For all $c>c_0$, $m(X_c)=1$. Let $c_n$ be a sequence decreasing to $c_0$.
Since $\bigcap_{n} X_{c_n}=\{x:f(x)\le c_0\}$ (think about why this is true), it follows that $$m(\{x:f(x)\le c_0\})=\lim_{n\to\infty} m(X_{c_n})=\lim_n 1=1.$$
For all $c<c_0$, $m(X_c)=0$. Let $c_n$ be a sequence increasing to $c_0$.
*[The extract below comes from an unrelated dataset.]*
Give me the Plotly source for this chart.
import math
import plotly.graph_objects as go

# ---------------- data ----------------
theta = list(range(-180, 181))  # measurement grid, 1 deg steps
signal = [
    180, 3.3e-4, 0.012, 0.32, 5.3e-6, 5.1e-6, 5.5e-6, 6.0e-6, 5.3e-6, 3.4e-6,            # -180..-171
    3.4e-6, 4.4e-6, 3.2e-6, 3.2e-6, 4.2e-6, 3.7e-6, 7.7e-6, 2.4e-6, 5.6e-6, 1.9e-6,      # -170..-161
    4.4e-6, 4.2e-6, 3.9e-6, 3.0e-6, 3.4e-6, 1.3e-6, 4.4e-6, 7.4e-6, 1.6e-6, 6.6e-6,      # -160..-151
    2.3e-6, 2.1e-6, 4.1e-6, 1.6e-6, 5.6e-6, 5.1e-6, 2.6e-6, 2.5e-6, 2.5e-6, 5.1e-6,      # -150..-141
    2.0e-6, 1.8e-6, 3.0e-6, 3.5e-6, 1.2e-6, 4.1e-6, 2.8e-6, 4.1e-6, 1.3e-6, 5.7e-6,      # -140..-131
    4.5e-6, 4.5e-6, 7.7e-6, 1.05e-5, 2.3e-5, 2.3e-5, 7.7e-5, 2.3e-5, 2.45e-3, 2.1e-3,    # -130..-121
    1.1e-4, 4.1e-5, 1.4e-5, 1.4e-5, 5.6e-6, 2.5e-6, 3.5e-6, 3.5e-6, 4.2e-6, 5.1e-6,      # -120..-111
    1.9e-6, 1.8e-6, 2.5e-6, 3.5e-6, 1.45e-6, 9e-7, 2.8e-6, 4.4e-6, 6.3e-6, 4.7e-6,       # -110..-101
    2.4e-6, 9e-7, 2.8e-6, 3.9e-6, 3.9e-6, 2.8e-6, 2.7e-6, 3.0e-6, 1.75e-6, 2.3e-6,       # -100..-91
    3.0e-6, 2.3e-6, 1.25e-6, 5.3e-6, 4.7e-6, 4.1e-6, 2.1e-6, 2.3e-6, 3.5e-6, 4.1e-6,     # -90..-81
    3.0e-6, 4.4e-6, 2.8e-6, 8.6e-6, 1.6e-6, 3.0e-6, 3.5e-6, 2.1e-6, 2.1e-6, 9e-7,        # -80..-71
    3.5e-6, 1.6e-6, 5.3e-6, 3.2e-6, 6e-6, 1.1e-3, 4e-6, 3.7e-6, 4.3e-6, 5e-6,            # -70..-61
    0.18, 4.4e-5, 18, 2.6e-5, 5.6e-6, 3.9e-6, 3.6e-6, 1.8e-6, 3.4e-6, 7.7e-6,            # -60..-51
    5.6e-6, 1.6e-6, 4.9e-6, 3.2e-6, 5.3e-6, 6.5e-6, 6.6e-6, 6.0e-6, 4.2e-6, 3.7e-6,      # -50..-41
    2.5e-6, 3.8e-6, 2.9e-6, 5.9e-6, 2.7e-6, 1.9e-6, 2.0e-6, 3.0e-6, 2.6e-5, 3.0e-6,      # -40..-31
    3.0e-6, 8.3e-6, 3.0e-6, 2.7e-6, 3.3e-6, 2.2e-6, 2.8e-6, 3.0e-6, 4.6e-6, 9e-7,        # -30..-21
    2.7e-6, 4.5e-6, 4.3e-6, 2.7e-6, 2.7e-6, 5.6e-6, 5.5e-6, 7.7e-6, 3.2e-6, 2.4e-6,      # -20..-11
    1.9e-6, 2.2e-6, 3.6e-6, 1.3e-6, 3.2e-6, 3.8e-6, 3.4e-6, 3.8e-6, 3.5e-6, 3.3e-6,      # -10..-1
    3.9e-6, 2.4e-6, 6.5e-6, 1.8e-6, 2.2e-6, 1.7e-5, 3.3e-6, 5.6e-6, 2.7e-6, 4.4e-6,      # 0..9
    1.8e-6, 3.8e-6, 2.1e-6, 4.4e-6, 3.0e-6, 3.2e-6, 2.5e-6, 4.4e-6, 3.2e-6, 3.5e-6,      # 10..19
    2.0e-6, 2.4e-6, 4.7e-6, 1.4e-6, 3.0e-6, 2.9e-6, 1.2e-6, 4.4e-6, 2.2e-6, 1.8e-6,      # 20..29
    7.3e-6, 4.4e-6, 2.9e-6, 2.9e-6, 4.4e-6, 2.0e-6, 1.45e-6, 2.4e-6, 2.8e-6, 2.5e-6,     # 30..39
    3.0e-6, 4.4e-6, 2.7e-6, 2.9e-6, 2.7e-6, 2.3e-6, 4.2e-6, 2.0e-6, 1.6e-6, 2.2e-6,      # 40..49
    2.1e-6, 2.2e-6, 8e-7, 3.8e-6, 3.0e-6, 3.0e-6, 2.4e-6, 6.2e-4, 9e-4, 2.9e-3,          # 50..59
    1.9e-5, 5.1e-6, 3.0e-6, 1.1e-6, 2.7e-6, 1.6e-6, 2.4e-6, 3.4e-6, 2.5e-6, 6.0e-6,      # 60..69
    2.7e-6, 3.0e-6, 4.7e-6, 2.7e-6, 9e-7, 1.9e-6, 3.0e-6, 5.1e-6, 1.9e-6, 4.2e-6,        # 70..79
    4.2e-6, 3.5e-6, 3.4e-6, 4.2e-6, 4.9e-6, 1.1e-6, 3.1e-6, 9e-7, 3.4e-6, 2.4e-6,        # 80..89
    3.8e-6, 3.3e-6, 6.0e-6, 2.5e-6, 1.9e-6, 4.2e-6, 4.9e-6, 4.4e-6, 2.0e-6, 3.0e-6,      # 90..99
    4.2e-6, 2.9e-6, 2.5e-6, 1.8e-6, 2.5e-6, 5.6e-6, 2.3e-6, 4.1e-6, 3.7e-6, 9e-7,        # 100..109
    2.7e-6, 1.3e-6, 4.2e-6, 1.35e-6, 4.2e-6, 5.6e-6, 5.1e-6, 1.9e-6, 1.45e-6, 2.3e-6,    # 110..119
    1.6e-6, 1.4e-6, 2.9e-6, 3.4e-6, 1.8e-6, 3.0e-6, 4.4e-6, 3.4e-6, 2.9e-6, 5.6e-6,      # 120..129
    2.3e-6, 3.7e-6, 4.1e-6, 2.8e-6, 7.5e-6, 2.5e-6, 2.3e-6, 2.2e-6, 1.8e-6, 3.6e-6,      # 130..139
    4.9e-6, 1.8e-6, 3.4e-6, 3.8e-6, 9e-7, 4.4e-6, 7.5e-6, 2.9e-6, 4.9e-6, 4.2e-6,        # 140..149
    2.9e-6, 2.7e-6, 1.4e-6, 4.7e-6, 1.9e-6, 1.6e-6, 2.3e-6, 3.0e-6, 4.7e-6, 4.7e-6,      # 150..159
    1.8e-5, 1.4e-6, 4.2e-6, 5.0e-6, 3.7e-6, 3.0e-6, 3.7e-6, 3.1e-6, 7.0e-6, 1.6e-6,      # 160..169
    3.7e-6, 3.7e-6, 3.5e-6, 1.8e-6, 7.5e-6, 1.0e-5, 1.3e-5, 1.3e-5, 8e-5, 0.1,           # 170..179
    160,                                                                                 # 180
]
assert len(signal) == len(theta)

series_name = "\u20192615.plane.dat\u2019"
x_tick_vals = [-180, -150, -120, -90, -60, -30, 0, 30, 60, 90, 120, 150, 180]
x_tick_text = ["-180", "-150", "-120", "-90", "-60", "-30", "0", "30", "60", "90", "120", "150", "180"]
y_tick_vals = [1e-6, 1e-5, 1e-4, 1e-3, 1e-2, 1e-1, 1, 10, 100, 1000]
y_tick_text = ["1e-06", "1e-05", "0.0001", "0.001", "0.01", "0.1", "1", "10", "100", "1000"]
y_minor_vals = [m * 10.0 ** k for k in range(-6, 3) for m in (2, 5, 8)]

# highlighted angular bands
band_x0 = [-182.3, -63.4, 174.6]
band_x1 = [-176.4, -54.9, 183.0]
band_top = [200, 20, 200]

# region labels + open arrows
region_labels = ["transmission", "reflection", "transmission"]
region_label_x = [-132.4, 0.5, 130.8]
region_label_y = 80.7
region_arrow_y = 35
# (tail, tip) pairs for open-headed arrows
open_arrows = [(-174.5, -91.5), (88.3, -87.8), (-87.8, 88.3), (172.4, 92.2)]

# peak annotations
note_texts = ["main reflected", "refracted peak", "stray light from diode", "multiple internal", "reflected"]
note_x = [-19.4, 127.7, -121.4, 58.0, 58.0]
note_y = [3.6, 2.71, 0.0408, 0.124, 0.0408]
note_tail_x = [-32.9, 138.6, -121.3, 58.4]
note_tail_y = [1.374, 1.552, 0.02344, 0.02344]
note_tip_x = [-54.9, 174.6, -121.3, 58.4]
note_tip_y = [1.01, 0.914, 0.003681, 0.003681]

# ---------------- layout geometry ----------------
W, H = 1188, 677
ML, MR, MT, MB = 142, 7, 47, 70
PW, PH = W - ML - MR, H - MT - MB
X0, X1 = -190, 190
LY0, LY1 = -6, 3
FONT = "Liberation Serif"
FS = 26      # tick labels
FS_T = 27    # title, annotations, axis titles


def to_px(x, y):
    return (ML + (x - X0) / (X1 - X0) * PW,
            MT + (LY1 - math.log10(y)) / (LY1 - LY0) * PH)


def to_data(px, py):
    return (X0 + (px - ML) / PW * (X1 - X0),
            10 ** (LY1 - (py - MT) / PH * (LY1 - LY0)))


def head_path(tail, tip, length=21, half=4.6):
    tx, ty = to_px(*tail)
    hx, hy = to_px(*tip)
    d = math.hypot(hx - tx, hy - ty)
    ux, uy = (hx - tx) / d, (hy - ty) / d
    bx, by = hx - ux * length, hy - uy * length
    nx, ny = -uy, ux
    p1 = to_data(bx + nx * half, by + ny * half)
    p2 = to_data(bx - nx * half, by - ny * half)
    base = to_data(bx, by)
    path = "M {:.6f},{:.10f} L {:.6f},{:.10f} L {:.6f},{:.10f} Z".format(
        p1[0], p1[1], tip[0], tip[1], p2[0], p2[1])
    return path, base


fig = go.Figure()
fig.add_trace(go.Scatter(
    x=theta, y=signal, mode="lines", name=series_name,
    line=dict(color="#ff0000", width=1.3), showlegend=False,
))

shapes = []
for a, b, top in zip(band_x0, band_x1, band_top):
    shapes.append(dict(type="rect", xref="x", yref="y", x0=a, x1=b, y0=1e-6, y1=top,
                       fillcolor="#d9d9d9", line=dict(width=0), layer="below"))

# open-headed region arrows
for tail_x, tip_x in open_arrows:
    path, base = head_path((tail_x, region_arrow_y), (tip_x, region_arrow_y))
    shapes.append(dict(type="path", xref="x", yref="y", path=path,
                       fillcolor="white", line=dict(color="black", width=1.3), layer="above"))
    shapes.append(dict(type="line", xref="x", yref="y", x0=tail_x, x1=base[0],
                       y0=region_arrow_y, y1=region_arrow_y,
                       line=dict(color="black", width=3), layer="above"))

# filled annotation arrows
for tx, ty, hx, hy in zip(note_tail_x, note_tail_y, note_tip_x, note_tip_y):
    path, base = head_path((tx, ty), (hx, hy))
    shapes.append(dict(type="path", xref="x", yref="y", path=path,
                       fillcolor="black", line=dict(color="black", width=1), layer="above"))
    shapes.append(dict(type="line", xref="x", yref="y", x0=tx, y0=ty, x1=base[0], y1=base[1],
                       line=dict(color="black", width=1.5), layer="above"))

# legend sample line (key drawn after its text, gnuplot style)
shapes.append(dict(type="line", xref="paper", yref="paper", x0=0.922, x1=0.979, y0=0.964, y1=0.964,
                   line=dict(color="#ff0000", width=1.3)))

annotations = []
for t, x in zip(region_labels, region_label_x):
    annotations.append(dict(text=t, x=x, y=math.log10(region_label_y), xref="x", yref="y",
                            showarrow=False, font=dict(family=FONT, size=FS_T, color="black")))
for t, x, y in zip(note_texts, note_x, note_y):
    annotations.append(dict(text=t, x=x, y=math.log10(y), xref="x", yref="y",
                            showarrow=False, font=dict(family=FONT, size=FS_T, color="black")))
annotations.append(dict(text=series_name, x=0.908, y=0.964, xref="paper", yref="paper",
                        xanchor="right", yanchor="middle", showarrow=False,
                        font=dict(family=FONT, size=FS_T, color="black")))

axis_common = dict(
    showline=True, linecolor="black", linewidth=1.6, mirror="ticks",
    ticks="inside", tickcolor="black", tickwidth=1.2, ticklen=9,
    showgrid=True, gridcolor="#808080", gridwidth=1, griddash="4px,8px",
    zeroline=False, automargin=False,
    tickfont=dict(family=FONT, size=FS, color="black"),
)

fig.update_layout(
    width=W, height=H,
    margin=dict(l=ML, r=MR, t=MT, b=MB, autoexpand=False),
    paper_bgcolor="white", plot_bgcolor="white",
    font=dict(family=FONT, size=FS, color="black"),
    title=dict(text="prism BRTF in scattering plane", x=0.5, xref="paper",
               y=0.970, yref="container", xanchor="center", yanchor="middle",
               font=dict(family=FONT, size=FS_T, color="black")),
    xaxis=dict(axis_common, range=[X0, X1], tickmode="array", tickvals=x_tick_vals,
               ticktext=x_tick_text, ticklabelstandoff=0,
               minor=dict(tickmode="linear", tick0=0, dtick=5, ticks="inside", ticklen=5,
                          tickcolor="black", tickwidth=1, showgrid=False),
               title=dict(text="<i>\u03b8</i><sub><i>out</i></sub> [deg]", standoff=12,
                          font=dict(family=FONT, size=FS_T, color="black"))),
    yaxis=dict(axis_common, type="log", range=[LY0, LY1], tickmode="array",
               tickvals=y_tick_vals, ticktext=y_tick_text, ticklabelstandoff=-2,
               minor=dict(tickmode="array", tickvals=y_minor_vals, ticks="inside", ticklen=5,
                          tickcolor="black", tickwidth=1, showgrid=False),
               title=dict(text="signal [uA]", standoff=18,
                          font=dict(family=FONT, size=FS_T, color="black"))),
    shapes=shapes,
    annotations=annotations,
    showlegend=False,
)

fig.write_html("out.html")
Since $\bigcup_{n} X_{c_n}=\{x:f(x)<c_0\}$ (think about why this is true), it follows that $$m(\{x:f(x)<c_0\})=\lim_{n\to\infty} m(X_{c_n})=\lim_n 0=0.$$
Conclude by using $$ m(\{x:f(x)=c_0\})=m(\{x:f(x)\le c_0\})-m(\{x:f(x)<c_0\}). $$
For any $c<c_0$ one has $m(X_c)=0$. Let $q_i, i \in \mathbb{N}$, be an increasing sequence of numbers approaching $c_0$. Then $$\{x: f(x)<c_0\}=\bigcup_{i=1}^\infty \{x: f(x) \leq q_i\}=\bigcup_{i=1}^\infty X_{q_i},$$ and since $m(X_{q_i})=0$, one has $m\{x: f(x)<c_0\}=0$.
Next, let $p_i$ be a decreasing sequence of numbers approaching $c_0$, and let $p_1=\infty$. Then $$\{x: f(x)>c_0\}=\bigcup_{i=1}^{\infty} \{x: p_{i+1}<f(x) \leq p_i\}.$$ But $$m\{x: p_{i+1}<f(x) \leq p_i\}=m\{x: f(x) \leq p_i\} - m \{x: f(x) \leq p_{i+1}\}=1-1=0.$$ It follows that $m \{x: f(x)>c_0\}=0$. Therefore, $m\{x: f(x) \neq c_0\}=m\{x: f(x)<c_0\}+m\{x: f(x)<c_0\}=0$ which implies the claim.